— start of Data segment —

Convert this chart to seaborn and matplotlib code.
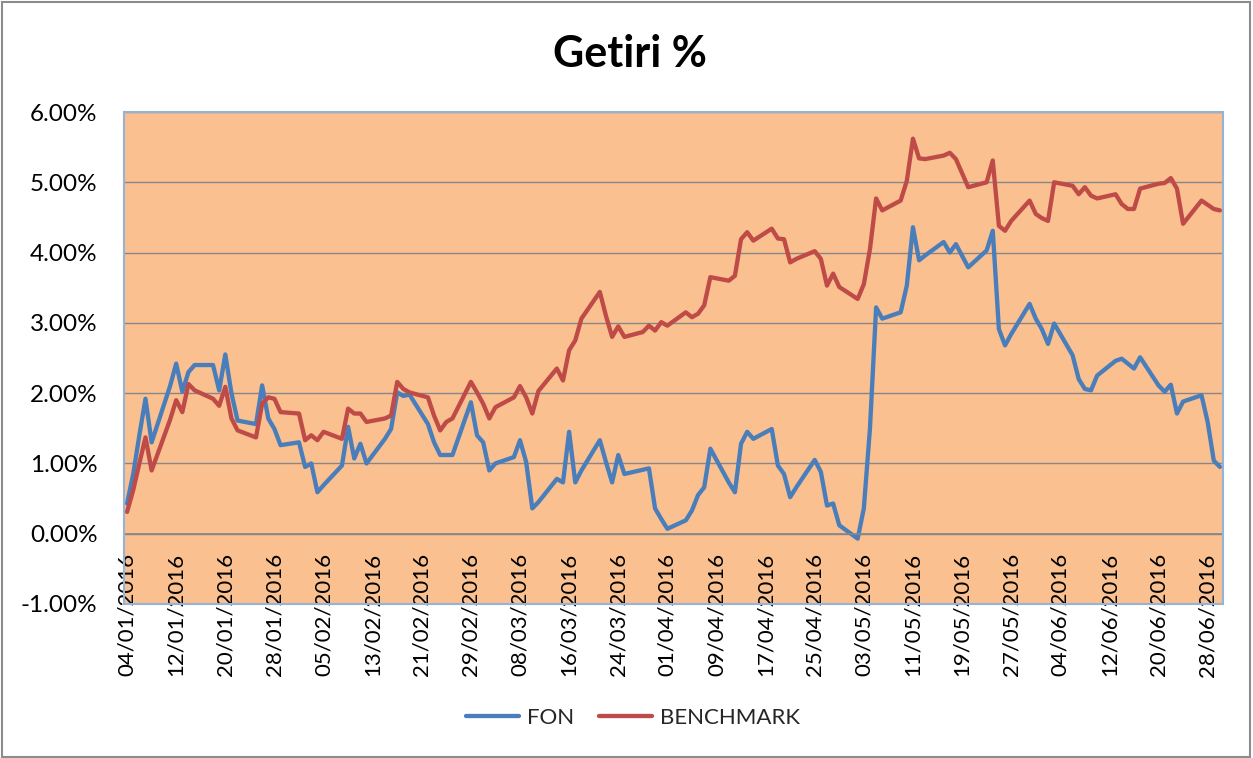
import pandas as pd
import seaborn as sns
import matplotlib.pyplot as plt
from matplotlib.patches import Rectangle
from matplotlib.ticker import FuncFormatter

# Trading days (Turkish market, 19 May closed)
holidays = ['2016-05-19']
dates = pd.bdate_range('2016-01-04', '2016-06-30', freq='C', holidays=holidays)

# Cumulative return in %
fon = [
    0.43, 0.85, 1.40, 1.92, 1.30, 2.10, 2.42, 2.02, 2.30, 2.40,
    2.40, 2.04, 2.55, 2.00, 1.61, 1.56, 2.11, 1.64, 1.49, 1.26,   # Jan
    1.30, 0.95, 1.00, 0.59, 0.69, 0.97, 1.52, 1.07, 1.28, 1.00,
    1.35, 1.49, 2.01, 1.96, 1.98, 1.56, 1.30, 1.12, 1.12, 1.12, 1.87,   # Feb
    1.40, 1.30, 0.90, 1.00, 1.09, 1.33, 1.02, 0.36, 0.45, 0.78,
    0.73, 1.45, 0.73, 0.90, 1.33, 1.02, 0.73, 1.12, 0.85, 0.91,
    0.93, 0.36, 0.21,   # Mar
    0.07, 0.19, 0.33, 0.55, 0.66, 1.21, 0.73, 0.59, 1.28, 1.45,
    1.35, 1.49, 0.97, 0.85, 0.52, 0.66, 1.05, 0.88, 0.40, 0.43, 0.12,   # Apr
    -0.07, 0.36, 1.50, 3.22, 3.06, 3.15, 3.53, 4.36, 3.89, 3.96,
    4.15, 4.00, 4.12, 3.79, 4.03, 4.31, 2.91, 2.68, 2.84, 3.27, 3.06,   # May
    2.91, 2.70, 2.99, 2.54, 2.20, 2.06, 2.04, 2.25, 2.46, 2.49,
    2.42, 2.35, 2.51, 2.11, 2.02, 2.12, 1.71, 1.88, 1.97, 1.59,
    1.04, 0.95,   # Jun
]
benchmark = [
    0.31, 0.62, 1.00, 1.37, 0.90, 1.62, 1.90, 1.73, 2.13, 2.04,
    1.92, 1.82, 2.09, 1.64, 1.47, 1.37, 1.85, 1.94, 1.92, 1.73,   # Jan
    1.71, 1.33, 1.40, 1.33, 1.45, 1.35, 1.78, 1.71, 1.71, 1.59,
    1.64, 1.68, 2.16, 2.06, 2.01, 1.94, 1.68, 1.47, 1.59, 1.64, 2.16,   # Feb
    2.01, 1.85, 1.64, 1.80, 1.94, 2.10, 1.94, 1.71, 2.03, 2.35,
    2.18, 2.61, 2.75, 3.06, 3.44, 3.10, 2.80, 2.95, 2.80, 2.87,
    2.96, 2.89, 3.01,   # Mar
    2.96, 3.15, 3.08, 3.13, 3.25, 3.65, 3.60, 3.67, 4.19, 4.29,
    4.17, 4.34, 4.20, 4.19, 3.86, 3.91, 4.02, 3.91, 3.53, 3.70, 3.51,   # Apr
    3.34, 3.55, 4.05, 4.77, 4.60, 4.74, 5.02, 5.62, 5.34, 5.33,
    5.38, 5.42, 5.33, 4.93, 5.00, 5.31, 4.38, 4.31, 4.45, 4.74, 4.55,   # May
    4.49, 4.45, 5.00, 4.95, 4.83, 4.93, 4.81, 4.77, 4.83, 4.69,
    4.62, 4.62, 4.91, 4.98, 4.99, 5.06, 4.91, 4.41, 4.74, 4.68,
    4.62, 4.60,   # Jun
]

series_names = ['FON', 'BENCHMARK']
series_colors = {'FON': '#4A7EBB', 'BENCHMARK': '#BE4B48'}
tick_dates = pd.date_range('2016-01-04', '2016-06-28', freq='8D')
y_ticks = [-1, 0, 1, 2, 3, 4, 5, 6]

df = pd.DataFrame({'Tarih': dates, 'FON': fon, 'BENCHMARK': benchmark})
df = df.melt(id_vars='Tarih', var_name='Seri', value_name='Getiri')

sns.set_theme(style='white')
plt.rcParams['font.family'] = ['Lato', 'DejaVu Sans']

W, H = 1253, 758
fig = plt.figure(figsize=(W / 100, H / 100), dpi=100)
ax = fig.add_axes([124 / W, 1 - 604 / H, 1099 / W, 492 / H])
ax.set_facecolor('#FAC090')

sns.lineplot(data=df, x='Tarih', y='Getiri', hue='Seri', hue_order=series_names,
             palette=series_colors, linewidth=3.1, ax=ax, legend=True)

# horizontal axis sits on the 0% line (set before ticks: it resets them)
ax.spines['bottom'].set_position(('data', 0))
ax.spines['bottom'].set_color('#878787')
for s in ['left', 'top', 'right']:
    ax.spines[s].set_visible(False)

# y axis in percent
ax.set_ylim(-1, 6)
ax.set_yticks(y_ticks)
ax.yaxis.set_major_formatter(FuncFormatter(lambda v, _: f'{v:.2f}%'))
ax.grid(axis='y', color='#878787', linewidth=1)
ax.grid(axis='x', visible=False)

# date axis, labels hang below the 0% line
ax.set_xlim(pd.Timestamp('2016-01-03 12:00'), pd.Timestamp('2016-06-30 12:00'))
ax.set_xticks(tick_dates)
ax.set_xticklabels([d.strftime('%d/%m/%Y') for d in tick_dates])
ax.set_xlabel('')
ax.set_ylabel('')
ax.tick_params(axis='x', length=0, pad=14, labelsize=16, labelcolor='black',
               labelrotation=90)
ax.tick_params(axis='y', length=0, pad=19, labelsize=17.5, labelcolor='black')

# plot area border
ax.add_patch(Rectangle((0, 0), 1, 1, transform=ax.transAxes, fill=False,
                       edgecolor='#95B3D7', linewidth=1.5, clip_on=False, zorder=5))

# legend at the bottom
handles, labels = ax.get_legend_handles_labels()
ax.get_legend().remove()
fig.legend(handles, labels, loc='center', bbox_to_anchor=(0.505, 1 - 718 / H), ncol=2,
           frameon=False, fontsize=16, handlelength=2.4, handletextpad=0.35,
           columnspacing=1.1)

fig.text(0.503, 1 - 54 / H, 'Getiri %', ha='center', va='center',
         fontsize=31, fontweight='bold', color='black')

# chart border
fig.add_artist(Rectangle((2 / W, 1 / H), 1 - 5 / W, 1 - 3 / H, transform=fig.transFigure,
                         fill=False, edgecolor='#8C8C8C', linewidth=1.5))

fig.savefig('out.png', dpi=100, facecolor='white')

— end of Data segment —

**Brief**
Quote the material exactly. Pictures stay out.

**Answer to the task**
Convert this chart to seaborn and matplotlib code.
import pandas as pd
import seaborn as sns
import matplotlib.pyplot as plt
from matplotlib.patches import Rectangle
from matplotlib.ticker import FuncFormatter

# Trading days (Turkish market, 19 May closed)
holidays = ['2016-05-19']
dates = pd.bdate_range('2016-01-04', '2016-06-30', freq='C', holidays=holidays)

# Cumulative return in %
fon = [
    0.43, 0.85, 1.40, 1.92, 1.30, 2.10, 2.42, 2.02, 2.30, 2.40,
    2.40, 2.04, 2.55, 2.00, 1.61, 1.56, 2.11, 1.64, 1.49, 1.26,   # Jan
    1.30, 0.95, 1.00, 0.59, 0.69, 0.97, 1.52, 1.07, 1.28, 1.00,
    1.35, 1.49, 2.01, 1.96, 1.98, 1.56, 1.30, 1.12, 1.12, 1.12, 1.87,   # Feb
    1.40, 1.30, 0.90, 1.00, 1.09, 1.33, 1.02, 0.36, 0.45, 0.78,
    0.73, 1.45, 0.73, 0.90, 1.33, 1.02, 0.73, 1.12, 0.85, 0.91,
    0.93, 0.36, 0.21,   # Mar
    0.07, 0.19, 0.33, 0.55, 0.66, 1.21, 0.73, 0.59, 1.28, 1.45,
    1.35, 1.49, 0.97, 0.85, 0.52, 0.66, 1.05, 0.88, 0.40, 0.43, 0.12,   # Apr
    -0.07, 0.36, 1.50, 3.22, 3.06, 3.15, 3.53, 4.36, 3.89, 3.96,
    4.15, 4.00, 4.12, 3.79, 4.03, 4.31, 2.91, 2.68, 2.84, 3.27, 3.06,   # May
    2.91, 2.70, 2.99, 2.54, 2.20, 2.06, 2.04, 2.25, 2.46, 2.49,
    2.42, 2.35, 2.51, 2.11, 2.02, 2.12, 1.71, 1.88, 1.97, 1.59,
    1.04, 0.95,   # Jun
]
benchmark = [
    0.31, 0.62, 1.00, 1.37, 0.90, 1.62, 1.90, 1.73, 2.13, 2.04,
    1.92, 1.82, 2.09, 1.64, 1.47, 1.37, 1.85, 1.94, 1.92, 1.73,   # Jan
    1.71, 1.33, 1.40, 1.33, 1.45, 1.35, 1.78, 1.71, 1.71, 1.59,
    1.64, 1.68, 2.16, 2.06, 2.01, 1.94, 1.68, 1.47, 1.59, 1.64, 2.16,   # Feb
    2.01, 1.85, 1.64, 1.80, 1.94, 2.10, 1.94, 1.71, 2.03, 2.35,
    2.18, 2.61, 2.75, 3.06, 3.44, 3.10, 2.80, 2.95, 2.80, 2.87,
    2.96, 2.89, 3.01,   # Mar
    2.96, 3.15, 3.08, 3.13, 3.25, 3.65, 3.60, 3.67, 4.19, 4.29,
    4.17, 4.34, 4.20, 4.19, 3.86, 3.91, 4.02, 3.91, 3.53, 3.70, 3.51,   # Apr
    3.34, 3.55, 4.05, 4.77, 4.60, 4.74, 5.02, 5.62, 5.34, 5.33,
    5.38, 5.42, 5.33, 4.93, 5.00, 5.31, 4.38, 4.31, 4.45, 4.74, 4.55,   # May
    4.49, 4.45, 5.00, 4.95, 4.83, 4.93, 4.81, 4.77, 4.83, 4.69,
    4.62, 4.62, 4.91, 4.98, 4.99, 5.06, 4.91, 4.41, 4.74, 4.68,
    4.62, 4.60,   # Jun
]

series_names = ['FON', 'BENCHMARK']
series_colors = {'FON': '#4A7EBB', 'BENCHMARK': '#BE4B48'}
tick_dates = pd.date_range('2016-01-04', '2016-06-28', freq='8D')
y_ticks = [-1, 0, 1, 2, 3, 4, 5, 6]

df = pd.DataFrame({'Tarih': dates, 'FON': fon, 'BENCHMARK': benchmark})
df = df.melt(id_vars='Tarih', var_name='Seri', value_name='Getiri')

sns.set_theme(style='white')
plt.rcParams['font.family'] = ['Lato', 'DejaVu Sans']

W, H = 1253, 758
fig = plt.figure(figsize=(W / 100, H / 100), dpi=100)
ax = fig.add_axes([124 / W, 1 - 604 / H, 1099 / W, 492 / H])
ax.set_facecolor('#FAC090')

sns.lineplot(data=df, x='Tarih', y='Getiri', hue='Seri', hue_order=series_names,
             palette=series_colors, linewidth=3.1, ax=ax, legend=True)

# horizontal axis sits on the 0% line (set before ticks: it resets them)
ax.spines['bottom'].set_position(('data', 0))
ax.spines['bottom'].set_color('#878787')
for s in ['left', 'top', 'right']:
    ax.spines[s].set_visible(False)

# y axis in percent
ax.set_ylim(-1, 6)
ax.set_yticks(y_ticks)
ax.yaxis.set_major_formatter(FuncFormatter(lambda v, _: f'{v:.2f}%'))
ax.grid(axis='y', color='#878787', linewidth=1)
ax.grid(axis='x', visible=False)

# date axis, labels hang below the 0% line
ax.set_xlim(pd.Timestamp('2016-01-03 12:00'), pd.Timestamp('2016-06-30 12:00'))
ax.set_xticks(tick_dates)
ax.set_xticklabels([d.strftime('%d/%m/%Y') for d in tick_dates])
ax.set_xlabel('')
ax.set_ylabel('')
ax.tick_params(axis='x', length=0, pad=14, labelsize=16, labelcolor='black',
               labelrotation=90)
ax.tick_params(axis='y', length=0, pad=19, labelsize=17.5, labelcolor='black')

# plot area border
ax.add_patch(Rectangle((0, 0), 1, 1, transform=ax.transAxes, fill=False,
                       edgecolor='#95B3D7', linewidth=1.5, clip_on=False, zorder=5))

# legend at the bottom
handles, labels = ax.get_legend_handles_labels()
ax.get_legend().remove()
fig.legend(handles, labels, loc='center', bbox_to_anchor=(0.505, 1 - 718 / H), ncol=2,
           frameon=False, fontsize=16, handlelength=2.4, handletextpad=0.35,
           columnspacing=1.1)

fig.text(0.503, 1 - 54 / H, 'Getiri %', ha='center', va='center',
         fontsize=31, fontweight='bold', color='black')

# chart border
fig.add_artist(Rectangle((2 / W, 1 / H), 1 - 5 / W, 1 - 3 / H, transform=fig.transFigure,
                         fill=False, edgecolor='#8C8C8C', linewidth=1.5))

fig.savefig('out.png', dpi=100, facecolor='white')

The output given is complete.